Copy exactly, leaving out every image, the lines from the one with "Output the Python" through the one with "ellipse = Path(circ.vertices", inclusive.

____ Entries provided

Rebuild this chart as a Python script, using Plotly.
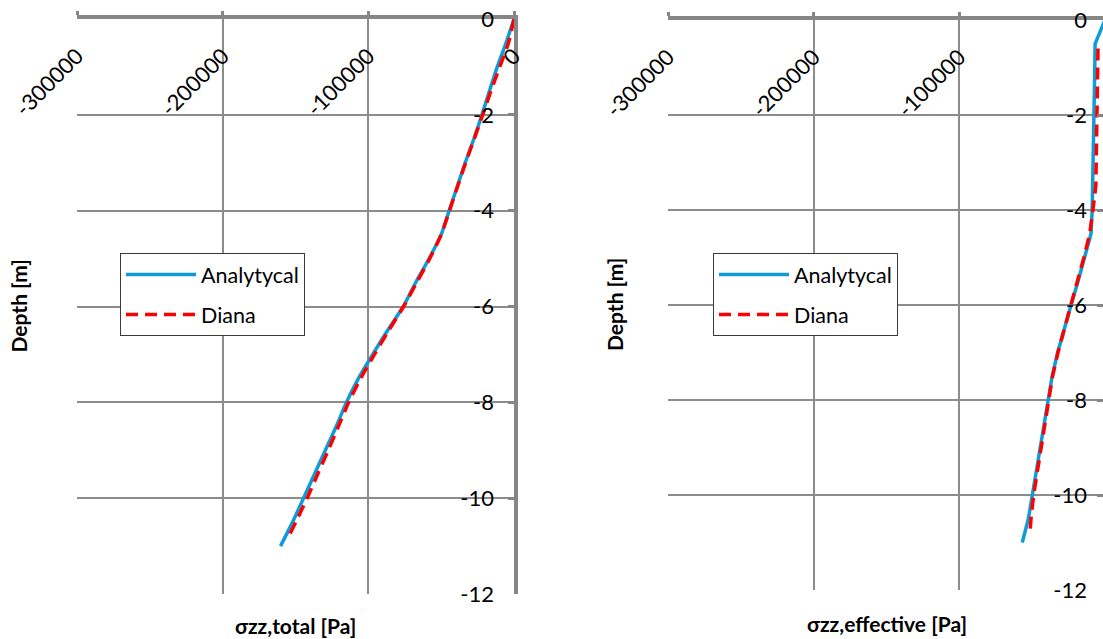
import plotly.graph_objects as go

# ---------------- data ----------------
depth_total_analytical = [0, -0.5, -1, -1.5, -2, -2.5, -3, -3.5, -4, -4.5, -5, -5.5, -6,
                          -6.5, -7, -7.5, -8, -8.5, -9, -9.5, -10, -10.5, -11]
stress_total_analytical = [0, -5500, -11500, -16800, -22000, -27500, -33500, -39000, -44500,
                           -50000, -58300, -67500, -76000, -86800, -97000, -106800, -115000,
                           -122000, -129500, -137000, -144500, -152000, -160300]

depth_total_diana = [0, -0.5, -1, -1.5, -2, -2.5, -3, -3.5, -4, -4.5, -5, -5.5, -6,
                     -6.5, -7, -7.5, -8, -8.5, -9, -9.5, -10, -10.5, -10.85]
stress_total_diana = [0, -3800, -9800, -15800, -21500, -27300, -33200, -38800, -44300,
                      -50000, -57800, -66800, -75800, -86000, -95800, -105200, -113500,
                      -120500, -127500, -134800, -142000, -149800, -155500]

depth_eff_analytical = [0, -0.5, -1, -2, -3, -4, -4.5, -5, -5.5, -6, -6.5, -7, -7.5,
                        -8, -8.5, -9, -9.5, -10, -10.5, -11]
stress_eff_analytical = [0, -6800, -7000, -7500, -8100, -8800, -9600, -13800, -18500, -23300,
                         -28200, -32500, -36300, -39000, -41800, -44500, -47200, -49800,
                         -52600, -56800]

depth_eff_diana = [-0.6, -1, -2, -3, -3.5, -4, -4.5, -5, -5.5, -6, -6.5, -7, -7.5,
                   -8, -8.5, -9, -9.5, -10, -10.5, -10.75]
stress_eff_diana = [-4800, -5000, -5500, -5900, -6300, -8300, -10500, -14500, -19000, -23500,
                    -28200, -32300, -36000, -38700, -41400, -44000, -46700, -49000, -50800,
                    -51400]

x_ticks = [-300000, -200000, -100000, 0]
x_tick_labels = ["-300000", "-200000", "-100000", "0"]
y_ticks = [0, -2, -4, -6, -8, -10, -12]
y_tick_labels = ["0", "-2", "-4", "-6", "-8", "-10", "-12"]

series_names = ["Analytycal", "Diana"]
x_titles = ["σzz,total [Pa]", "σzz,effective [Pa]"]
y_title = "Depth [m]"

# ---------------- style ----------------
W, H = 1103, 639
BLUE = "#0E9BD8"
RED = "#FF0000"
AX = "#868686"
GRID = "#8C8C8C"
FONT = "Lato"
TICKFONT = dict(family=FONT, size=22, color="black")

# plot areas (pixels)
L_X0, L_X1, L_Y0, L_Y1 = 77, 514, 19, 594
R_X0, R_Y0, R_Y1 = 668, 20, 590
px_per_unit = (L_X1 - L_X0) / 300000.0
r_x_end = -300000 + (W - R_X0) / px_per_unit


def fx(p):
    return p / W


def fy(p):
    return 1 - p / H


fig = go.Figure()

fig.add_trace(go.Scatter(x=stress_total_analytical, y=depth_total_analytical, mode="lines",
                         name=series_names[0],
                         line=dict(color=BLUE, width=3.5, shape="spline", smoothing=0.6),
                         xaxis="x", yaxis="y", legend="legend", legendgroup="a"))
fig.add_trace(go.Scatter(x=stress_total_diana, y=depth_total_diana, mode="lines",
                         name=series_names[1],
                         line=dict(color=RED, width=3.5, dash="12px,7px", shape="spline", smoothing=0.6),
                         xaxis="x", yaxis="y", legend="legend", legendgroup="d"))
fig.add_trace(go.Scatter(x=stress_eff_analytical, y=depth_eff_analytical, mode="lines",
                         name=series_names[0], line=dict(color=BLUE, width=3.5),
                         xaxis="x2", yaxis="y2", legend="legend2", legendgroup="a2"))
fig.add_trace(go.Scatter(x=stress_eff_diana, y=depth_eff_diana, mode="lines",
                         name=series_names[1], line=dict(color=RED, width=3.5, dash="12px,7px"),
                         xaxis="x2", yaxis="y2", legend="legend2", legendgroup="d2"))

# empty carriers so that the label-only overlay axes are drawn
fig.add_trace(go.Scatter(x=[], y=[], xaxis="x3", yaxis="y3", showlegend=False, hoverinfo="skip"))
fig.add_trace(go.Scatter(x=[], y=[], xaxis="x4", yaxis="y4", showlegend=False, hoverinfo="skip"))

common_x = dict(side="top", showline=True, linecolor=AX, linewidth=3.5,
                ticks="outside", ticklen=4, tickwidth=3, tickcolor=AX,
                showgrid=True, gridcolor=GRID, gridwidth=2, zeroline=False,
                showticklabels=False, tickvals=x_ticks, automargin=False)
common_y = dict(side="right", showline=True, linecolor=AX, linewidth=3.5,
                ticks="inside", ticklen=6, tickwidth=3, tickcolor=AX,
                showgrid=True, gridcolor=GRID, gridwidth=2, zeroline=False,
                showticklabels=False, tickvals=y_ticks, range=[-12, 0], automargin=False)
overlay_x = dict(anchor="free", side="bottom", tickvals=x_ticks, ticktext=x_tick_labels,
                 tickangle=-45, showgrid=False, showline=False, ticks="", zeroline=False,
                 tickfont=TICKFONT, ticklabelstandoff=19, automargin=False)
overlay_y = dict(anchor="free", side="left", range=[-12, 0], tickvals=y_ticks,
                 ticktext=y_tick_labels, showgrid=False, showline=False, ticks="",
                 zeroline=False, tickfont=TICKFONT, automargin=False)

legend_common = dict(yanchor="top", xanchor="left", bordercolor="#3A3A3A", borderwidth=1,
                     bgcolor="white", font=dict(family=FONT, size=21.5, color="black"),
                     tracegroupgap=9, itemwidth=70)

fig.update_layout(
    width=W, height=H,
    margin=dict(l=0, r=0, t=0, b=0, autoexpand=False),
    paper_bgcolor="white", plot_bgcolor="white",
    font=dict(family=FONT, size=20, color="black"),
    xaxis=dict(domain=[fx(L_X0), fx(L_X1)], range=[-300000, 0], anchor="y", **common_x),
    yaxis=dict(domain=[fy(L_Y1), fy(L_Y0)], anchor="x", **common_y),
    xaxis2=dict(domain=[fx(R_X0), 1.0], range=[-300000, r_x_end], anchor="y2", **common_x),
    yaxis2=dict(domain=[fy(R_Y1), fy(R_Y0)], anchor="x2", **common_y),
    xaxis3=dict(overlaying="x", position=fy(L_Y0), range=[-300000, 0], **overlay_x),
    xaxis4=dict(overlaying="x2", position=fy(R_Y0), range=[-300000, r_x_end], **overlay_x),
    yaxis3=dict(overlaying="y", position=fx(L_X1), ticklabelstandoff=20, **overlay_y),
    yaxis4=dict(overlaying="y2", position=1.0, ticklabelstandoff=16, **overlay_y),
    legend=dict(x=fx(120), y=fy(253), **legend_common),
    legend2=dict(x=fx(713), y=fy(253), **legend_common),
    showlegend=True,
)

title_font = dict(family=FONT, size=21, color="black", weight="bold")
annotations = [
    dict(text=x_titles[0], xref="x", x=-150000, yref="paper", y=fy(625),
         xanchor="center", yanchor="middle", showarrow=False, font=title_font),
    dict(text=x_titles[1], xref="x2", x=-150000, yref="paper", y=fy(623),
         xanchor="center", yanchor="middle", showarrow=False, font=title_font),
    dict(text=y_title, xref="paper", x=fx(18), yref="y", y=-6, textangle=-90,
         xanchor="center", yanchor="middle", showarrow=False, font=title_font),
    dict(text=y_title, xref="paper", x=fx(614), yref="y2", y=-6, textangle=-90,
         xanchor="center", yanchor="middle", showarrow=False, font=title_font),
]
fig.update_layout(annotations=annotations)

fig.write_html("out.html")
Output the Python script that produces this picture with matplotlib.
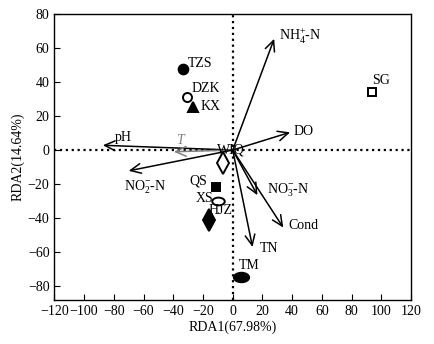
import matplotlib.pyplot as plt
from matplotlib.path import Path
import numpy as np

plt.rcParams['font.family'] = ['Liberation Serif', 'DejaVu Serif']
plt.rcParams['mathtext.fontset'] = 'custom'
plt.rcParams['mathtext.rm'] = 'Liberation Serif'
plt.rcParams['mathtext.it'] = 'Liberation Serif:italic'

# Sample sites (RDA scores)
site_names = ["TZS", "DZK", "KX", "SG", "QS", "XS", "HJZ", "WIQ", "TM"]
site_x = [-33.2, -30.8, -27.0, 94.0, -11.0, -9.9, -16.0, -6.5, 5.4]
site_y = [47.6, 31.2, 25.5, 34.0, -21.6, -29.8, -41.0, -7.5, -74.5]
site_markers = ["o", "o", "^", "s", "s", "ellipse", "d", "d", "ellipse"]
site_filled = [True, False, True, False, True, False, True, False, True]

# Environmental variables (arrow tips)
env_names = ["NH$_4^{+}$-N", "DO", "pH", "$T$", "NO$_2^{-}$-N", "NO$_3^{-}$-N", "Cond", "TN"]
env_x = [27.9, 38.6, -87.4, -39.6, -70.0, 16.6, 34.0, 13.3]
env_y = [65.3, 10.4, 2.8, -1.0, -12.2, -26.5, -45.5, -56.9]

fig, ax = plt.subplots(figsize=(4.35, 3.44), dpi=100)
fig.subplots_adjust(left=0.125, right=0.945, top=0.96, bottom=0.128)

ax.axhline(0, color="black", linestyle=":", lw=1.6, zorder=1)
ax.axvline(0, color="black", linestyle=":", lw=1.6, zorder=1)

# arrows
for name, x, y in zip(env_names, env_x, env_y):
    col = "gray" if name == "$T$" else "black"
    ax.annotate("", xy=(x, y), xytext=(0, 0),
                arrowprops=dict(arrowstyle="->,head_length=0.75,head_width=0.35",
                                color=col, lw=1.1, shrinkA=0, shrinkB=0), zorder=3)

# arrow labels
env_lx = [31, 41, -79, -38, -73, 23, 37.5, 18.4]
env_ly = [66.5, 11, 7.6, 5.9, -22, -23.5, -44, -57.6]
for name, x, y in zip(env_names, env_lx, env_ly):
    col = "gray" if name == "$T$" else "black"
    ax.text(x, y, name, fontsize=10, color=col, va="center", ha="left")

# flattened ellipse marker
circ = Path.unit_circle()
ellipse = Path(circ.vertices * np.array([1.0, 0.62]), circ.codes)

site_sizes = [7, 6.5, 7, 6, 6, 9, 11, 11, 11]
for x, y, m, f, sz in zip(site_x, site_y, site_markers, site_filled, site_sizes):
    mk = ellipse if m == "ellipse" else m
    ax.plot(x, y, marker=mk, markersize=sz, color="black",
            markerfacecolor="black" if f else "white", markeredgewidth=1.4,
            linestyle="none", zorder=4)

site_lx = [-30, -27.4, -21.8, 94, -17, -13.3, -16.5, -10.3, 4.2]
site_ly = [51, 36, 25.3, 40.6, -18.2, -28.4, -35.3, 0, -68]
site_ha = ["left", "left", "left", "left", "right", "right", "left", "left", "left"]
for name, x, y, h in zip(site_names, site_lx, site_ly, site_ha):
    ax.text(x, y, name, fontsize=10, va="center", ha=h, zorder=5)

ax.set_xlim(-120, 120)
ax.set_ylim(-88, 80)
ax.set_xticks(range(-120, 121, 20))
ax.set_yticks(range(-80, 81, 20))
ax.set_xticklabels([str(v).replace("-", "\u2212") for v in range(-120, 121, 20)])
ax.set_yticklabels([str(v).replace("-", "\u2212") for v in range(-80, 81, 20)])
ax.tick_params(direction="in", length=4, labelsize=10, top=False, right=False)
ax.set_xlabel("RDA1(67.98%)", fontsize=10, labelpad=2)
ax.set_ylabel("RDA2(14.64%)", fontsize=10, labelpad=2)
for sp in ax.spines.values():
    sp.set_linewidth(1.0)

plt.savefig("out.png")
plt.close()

________

Problem solution.
Output the Python script that produces this picture with matplotlib.
import matplotlib.pyplot as plt
from matplotlib.path import Path
import numpy as np

plt.rcParams['font.family'] = ['Liberation Serif', 'DejaVu Serif']
plt.rcParams['mathtext.fontset'] = 'custom'
plt.rcParams['mathtext.rm'] = 'Liberation Serif'
plt.rcParams['mathtext.it'] = 'Liberation Serif:italic'

# Sample sites (RDA scores)
site_names = ["TZS", "DZK", "KX", "SG", "QS", "XS", "HJZ", "WIQ", "TM"]
site_x = [-33.2, -30.8, -27.0, 94.0, -11.0, -9.9, -16.0, -6.5, 5.4]
site_y = [47.6, 31.2, 25.5, 34.0, -21.6, -29.8, -41.0, -7.5, -74.5]
site_markers = ["o", "o", "^", "s", "s", "ellipse", "d", "d", "ellipse"]
site_filled = [True, False, True, False, True, False, True, False, True]

# Environmental variables (arrow tips)
env_names = ["NH$_4^{+}$-N", "DO", "pH", "$T$", "NO$_2^{-}$-N", "NO$_3^{-}$-N", "Cond", "TN"]
env_x = [27.9, 38.6, -87.4, -39.6, -70.0, 16.6, 34.0, 13.3]
env_y = [65.3, 10.4, 2.8, -1.0, -12.2, -26.5, -45.5, -56.9]

fig, ax = plt.subplots(figsize=(4.35, 3.44), dpi=100)
fig.subplots_adjust(left=0.125, right=0.945, top=0.96, bottom=0.128)

ax.axhline(0, color="black", linestyle=":", lw=1.6, zorder=1)
ax.axvline(0, color="black", linestyle=":", lw=1.6, zorder=1)

# arrows
for name, x, y in zip(env_names, env_x, env_y):
    col = "gray" if name == "$T$" else "black"
    ax.annotate("", xy=(x, y), xytext=(0, 0),
                arrowprops=dict(arrowstyle="->,head_length=0.75,head_width=0.35",
                                color=col, lw=1.1, shrinkA=0, shrinkB=0), zorder=3)

# arrow labels
env_lx = [31, 41, -79, -38, -73, 23, 37.5, 18.4]
env_ly = [66.5, 11, 7.6, 5.9, -22, -23.5, -44, -57.6]
for name, x, y in zip(env_names, env_lx, env_ly):
    col = "gray" if name == "$T$" else "black"
    ax.text(x, y, name, fontsize=10, color=col, va="center", ha="left")

# flattened ellipse marker
circ = Path.unit_circle()
ellipse = Path(circ.vertices * np.array([1.0, 0.62]), circ.codes)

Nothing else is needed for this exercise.